Sunday, August 5, 2007

My father and brother are both little bike-monsters. They bike to far
away states, to work, and in my brother's case, for work. As a kid, I
really liked to bike. Really, really liked it. First, I had a blue
bike, and I didn't even need the training wheels on it for ten minutes
I was such a natural. Then, I got a flashy black 21-speed BMX bike
with gold spokes which was the envy of the kids in my apartment
complex, and finally, when I got to a semi-adult size, a red 18-speed
cruiser. I rode it about twice, and I've barely ridden since.

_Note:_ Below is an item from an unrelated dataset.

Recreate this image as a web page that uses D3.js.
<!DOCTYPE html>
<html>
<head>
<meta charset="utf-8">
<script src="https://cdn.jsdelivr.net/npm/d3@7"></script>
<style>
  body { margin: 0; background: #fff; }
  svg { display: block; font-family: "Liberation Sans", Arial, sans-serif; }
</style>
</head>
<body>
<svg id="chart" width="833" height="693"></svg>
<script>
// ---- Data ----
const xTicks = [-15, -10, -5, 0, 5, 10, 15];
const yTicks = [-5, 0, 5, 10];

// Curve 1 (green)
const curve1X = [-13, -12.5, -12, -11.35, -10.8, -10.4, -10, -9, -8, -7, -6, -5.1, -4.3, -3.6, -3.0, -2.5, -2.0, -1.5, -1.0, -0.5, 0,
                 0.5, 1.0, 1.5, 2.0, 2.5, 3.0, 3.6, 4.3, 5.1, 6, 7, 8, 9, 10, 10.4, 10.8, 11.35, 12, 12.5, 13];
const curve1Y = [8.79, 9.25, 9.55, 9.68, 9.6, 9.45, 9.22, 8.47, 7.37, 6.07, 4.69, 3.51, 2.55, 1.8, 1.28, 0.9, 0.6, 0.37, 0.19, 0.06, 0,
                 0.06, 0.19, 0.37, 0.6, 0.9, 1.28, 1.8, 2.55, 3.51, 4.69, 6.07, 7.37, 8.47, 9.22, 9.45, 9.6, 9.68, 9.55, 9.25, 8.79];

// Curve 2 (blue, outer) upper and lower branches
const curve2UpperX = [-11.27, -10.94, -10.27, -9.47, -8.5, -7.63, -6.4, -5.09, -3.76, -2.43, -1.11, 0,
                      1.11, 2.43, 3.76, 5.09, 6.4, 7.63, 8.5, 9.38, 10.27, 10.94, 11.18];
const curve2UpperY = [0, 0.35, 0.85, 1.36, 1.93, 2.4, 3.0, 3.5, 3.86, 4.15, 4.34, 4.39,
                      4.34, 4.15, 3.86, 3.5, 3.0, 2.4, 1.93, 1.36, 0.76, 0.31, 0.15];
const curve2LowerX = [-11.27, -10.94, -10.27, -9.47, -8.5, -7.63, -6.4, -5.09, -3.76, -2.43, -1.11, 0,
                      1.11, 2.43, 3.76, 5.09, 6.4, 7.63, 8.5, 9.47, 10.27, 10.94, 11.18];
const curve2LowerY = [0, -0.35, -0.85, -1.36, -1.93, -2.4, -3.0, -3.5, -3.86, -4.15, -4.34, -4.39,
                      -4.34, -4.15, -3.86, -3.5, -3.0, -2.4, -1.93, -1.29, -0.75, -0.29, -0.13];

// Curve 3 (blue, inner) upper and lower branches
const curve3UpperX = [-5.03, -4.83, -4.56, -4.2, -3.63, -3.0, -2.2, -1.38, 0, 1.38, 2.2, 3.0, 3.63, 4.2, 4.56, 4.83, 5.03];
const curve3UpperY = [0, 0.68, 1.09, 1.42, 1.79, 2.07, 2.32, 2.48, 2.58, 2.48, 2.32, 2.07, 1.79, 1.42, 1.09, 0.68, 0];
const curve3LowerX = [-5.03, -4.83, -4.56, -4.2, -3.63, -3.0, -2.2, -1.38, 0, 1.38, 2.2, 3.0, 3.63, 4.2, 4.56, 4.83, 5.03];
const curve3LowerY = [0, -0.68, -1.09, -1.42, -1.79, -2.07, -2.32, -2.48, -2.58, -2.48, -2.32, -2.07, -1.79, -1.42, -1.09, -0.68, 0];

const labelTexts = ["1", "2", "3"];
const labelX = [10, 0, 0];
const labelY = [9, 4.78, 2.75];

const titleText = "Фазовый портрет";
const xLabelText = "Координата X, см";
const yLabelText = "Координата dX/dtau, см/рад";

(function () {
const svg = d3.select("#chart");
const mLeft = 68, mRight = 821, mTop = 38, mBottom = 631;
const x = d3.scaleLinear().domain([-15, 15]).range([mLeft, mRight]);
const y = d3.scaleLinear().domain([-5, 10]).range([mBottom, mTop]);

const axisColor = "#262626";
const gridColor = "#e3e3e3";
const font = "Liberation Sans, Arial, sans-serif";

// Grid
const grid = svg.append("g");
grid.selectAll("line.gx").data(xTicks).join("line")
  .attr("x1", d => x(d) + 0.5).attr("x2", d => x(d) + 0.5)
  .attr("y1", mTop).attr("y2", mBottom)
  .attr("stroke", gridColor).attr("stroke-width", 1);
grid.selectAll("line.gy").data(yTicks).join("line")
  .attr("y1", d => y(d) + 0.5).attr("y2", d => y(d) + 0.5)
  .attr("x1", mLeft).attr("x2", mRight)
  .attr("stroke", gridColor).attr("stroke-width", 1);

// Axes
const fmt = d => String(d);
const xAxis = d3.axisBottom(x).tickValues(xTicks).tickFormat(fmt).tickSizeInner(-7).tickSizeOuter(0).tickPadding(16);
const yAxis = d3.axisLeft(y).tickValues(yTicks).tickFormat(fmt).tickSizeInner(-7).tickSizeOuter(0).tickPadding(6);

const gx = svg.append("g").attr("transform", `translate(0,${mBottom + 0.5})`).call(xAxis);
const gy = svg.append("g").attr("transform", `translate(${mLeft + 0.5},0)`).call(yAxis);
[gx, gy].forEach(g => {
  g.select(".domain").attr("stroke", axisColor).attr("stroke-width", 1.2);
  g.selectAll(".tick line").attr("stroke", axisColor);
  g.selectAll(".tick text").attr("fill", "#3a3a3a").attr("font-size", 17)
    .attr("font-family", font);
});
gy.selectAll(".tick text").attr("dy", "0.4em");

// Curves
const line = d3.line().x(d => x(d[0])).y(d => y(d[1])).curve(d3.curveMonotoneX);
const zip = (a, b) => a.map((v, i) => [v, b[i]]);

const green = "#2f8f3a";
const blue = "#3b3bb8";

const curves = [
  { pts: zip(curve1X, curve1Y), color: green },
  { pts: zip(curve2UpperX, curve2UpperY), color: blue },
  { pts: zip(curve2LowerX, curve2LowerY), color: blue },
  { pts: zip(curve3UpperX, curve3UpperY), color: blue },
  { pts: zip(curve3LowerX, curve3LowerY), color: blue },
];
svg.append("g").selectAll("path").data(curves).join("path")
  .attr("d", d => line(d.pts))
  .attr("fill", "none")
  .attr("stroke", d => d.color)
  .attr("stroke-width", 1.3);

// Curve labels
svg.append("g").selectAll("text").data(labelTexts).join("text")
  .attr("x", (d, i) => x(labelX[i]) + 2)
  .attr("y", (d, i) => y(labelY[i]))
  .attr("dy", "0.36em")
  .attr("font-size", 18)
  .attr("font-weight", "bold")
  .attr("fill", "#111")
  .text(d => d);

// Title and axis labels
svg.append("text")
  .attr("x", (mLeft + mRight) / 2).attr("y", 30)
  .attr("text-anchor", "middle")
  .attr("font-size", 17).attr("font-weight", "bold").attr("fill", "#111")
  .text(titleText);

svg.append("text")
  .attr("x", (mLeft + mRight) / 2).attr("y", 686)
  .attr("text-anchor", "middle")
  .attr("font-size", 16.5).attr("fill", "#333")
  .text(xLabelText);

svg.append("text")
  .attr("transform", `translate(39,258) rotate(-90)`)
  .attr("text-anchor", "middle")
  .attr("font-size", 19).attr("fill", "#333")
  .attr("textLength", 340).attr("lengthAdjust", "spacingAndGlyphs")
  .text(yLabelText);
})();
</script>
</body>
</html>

See, I was getting too old to just pedal around the park; I wanted to
use it to get places, and take it on trips and so on, but I was
absolutely (and rightly) forbidden from going helmetless on any street
on which cars ever even thought about going. I HATED wearing a
helmet. They looked ridiculous and I could not bear the thought of
being glimpsed in one. They were also sweaty and the chin strap
chafed, but this was really not a concern, the problem was that maybe
one of the many thirteen year old boys who might become totally
smitten upon seeing me biking, my braids flying in the wind, the
lovely top of my head exposed, would instead see me in a helmet and
barf all over themselves. I was so self-conscious about helmets that
wearing one took all the joy out of riding for me - I could not feel
the wind, though the wind was there, or sense the speed though I still
went fast or hear the hum of tires on asphalt though; I was consumed
by imagined mockery. Gender! Awesome! So my brother went on to be a
bike monster, and I got a cigarette habit (now defunct.)

Now that I'm a)old enough to not be quite so totally self-conscious
and b)old enough that my parents cannot tell me what to do, I've taken
up riding again. My dad's passed me a pretty old yellow single-speed,
and I've put a willow basket on it, for gamine-ing purposes, and I've
ordered a helmet. It's light blue, and close-fitting and round like a
skateboarding helmet or a Kaiser Wilhelm helmet. I showed a picture
to Hazzard.

"Huh," he said. "It's kind of a Mongo helmet, yeah?" Then he lowered
his head, made a sort of bleating noise, and rushed at the wall,
stopping just before he hit it to look up at me for approval.

And so the work of years of therapy is undone.